Shortly before 12 months old, Lauren was tested with the skin prick test for the top eight food allergies. We left that day knowing she was allergic to peanuts, treenuts, eggs, and soy, four out of the eight top food allergies in the US. Later, after trying sunflower seed butter as a peanut butter alternative, we added sunflower oil to the list of critical food allergies. Every time she tried a new food, I would feel anxious. We’d watch her as she ate, inspect her mouth, face and chest for hives. Is she choking? Is she doing the baby gag thing because she’s learning how to eat or is it an allergic reaction? Maybe we’ll skip that food for now.

Outside of our home it became very clear that the rest of the world didn’t really understand food allergies, just as I had not a few years prior. Growing up, we didn’t really know kids with allergies, if we did it was rare. We were trying to sort out this new life, while trying to explain and educate friends, family, and our own childcare provider. We were anxious and stressed out, to be honest we still are. We had been tossed into a world we knew nothing about but had to take instant action with limited direction. Learning to read food labels and trusting a manufacturer that what they’ve printed on the box is the truth; and at times going one step further to investigate the manufacturer to make sure that truth is truth. There are times when I feel like I have been holding my breath for years. There are times when I begin to feel comfortable in this new life, and just as soon as I feel comfortable enough to exhale, she gets hives or has a reaction to something we can’t trace. We have a system of double checking every label, even for the brands we trust. I could (and will) write a whole separate blog on dining out and navigating waiters, chefs, and the disclaimer on the menu. This is our life. I take in one last bubble of air and hold it. I know in some ways I have to let it go, I have to relax. I also know our little three year old depends on us to read those labels and ask the questions for her, to keep her safe.

We have settled into this new normal and accepted that we will be managing food allergies through all of the seasons of life with Lauren. We continue blood tests every year in hopes she will grow out of the allergies, and she has outgrown the allergy to soy. While it’s easy for me to look ahead and panic about food bullying in elementary school, kissing boys in high school or going off to college and OMG what if she gets drunk and eats a Reese’s, that is the stuff I have to let go of. Right now, Lauren is in preschool. This is the season that we’re in and I can handle this (most days). I have to trust that I have a team of teachers who will take good care of her when she is at school and I’m at work. We have taught her to remind people to check her food, and she can rattle off her four allergies. She will very directly ask, “Did you check that?” in her sweet little Maine accent.

We navigate food labels, and trying to find variety for her lunch box. We navigate travel, airports, and the looks we get when we wipe down a restaurant table with our own Clorox wipes. We navigate friends and family, BBQ’s and special occasions. We appreciate the chefs who come to our table and hand deliver safe meals. We appreciate our friends and family who organize a holiday menu or a BBQ around safe foods. We adore our sweet nephew who asked for turkey and cheese so he could sit at the nut free table at school, and Lauren's grandmothers who have learned safe versions of old recipes.

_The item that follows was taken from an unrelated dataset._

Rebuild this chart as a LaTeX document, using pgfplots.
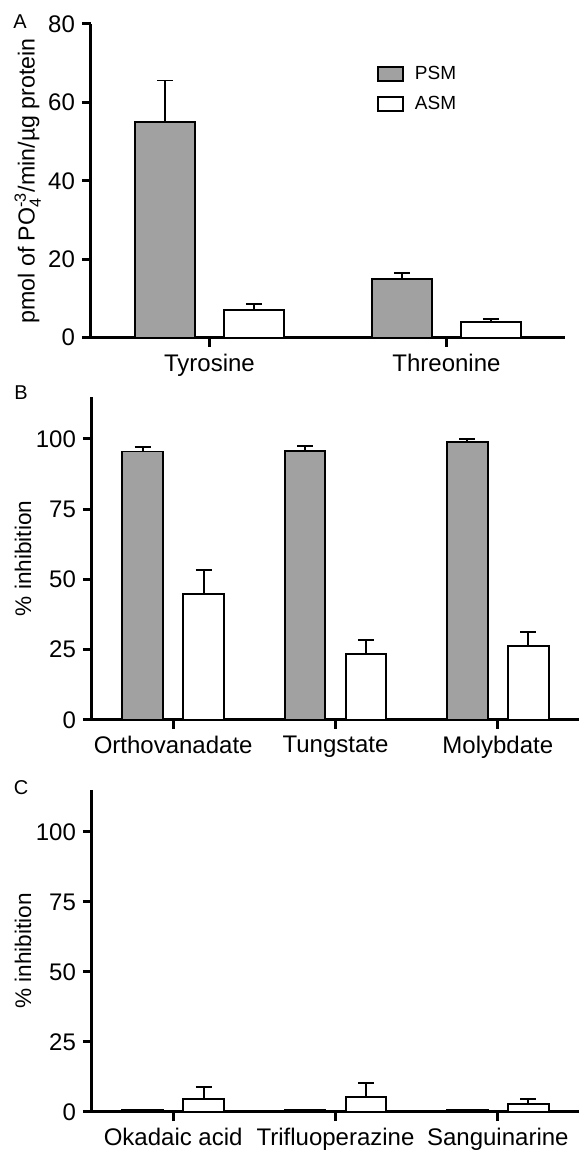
\documentclass[border=0pt]{standalone}
\usepackage{fontspec}
\setmainfont{Liberation Sans}
\usepackage{amsmath}
\usepackage{pgfplots}
\pgfplotsset{compat=1.18}

\definecolor{psmgray}{gray}{0.63}

\pgfplotsset{
  panel/.style={
    scale only axis,
    anchor=south west,
    axis x line*=bottom, axis y line*=left,
    axis line style={line width=1.5pt},
    major tick style={line width=1.5pt, black},
    major tick length=4.5pt,
    tick align=outside,
    minor tick num=0,
    xmin=-0.5, ymin=0,
    ticklabel style={font=\fontsize{12}{14}\selectfont},
    /pgf/number format/assume math mode=true,
    ylabel style={at={(axis description cs:#1,0.5)}, anchor=center},
  },
  % bars are drawn at their own x (category -/+ 0.1875), so the error bars sit on them
  barbase/.style={ybar, bar width=0.25, bar shift=0pt, draw=black, line width=0.95pt,
    error bars/y dir=plus, error bars/y explicit,
    error bars/error bar style={line width=0.95pt, black},
    error bars/error mark options={rotate=90, mark size=4pt, line width=0.95pt, black}},
  psm/.style={barbase, fill=psmgray},
  asm/.style={barbase, fill=white},
  legend image code/.code={\draw[#1, line width=0.85pt] (0pt,-3.5pt) rectangle (12.5pt,3.5pt);},
}

\begin{document}
\begin{tikzpicture}
\useasboundingbox (0,0) rectangle (289.5pt,576.5pt);

% panel A
\begin{axis}[panel=-0.1335,
  at={(45.5pt,407.65pt)}, width=237pt, height=156.85pt,
  xmax=1.5, ymax=80,
  xtick={0,1}, xticklabels={Tyrosine,Threonine},
  ytick={0,20,40,60,80},
  ylabel={pmol of PO$_{\text{4}}^{\text{-3}}$/min/µg protein},
  ylabel style={font=\fontsize{11.6}{14}\selectfont},
  legend style={at={(rel axis cs:0.603,0.88)}, anchor=north west,
    draw=none, fill=none, inner sep=0pt, row sep=2.8pt,
    font=\fontsize{9.5}{11}\selectfont,
    /tikz/every odd column/.append style={column sep=3.5pt}},
  legend cell align=left]
\addplot[psm] coordinates {(-0.1875,55.0) +- (0,10.6) (0.8125,14.9) +- (0,1.5)};
\addlegendentry{PSM}
\addplot[asm] coordinates {(0.1875,7.1) +- (0,1.6) (1.1875,4.1) +- (0,0.6)};
\addlegendentry{ASM}
\end{axis}

% panel B
\begin{axis}[panel=-0.1417,
  at={(46pt,216.5pt)}, width=243.5pt, height=161.65pt,
  xmax=2.5, ymax=115,
  xtick={0,1,2}, xticklabels={Orthovanadate,Tungstate,Molybdate},
  ytick={0,25,50,75,100},
  ylabel={\% inhibition},
  ylabel style={font=\fontsize{11.3}{13}\selectfont}]
\addplot[psm] coordinates {(-0.1875,95.5) +- (0,1.6) (0.8125,95.7) +- (0,1.8) (1.8125,99.0) +- (0,0.8)};
\addplot[asm] coordinates {(0.1875,44.9) +- (0,8.4) (1.1875,23.4) +- (0,4.9) (2.1875,26.2) +- (0,5.0)};
\end{axis}

% panel C
\begin{axis}[panel=-0.1417,
  at={(46pt,20.5pt)}, width=243.5pt, height=161pt,
  xmax=2.5, ymax=115,
  xtick={0,1,2}, xticklabels={Okadaic acid,Trifluoperazine,Sanguinarine},
  ytick={0,25,50,75,100},
  ylabel={\% inhibition},
  ylabel style={font=\fontsize{11.3}{13}\selectfont}]
\addplot[ybar, bar width=0.25, bar shift=0pt, draw=black, line width=0.95pt, fill=psmgray]
  coordinates {(-0.1875,0.7) (0.8125,0.7) (1.8125,0.7)};
\addplot[asm] coordinates {(0.1875,4.7) +- (0,4.1) (1.1875,5.5) +- (0,4.7) (2.1875,2.9) +- (0,1.7)};
\end{axis}

\node[font=\fontsize{10}{12}\selectfont] at (10pt,565.5pt) {A};
\node[font=\fontsize{10}{12}\selectfont] at (10.5pt,380pt) {B};
\node[font=\fontsize{10}{12}\selectfont] at (10.5pt,182.5pt) {C};
\end{tikzpicture}
\end{document}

I don’t expect everyone to get it, but if I can change just one person’s view on food allergies it’s worth it. There are millions of kids like Lauren, who will never visit an ice cream stand, or taste the sweet, sweet joy of a Starbucks coffee. It’s not a matter of getting a rash or an upset stomach, it can be life threatening anaphylaxis and we have to treat it that way. Maybe you’ll consider a nut-free snack the next time you fly, or happily pack sun butter & jelly over PB&J for lunch. I don't want Lauren to be defined as "the food allergy kid." She is sweet, funny and oh so spicy at times. She deserves the moon. For anyone who knows me, you may think I am nuts, with the label reading, the advocacy for inclusion, and at times the anxiety I carry. I hope this gives you a little perspective on food allergy life.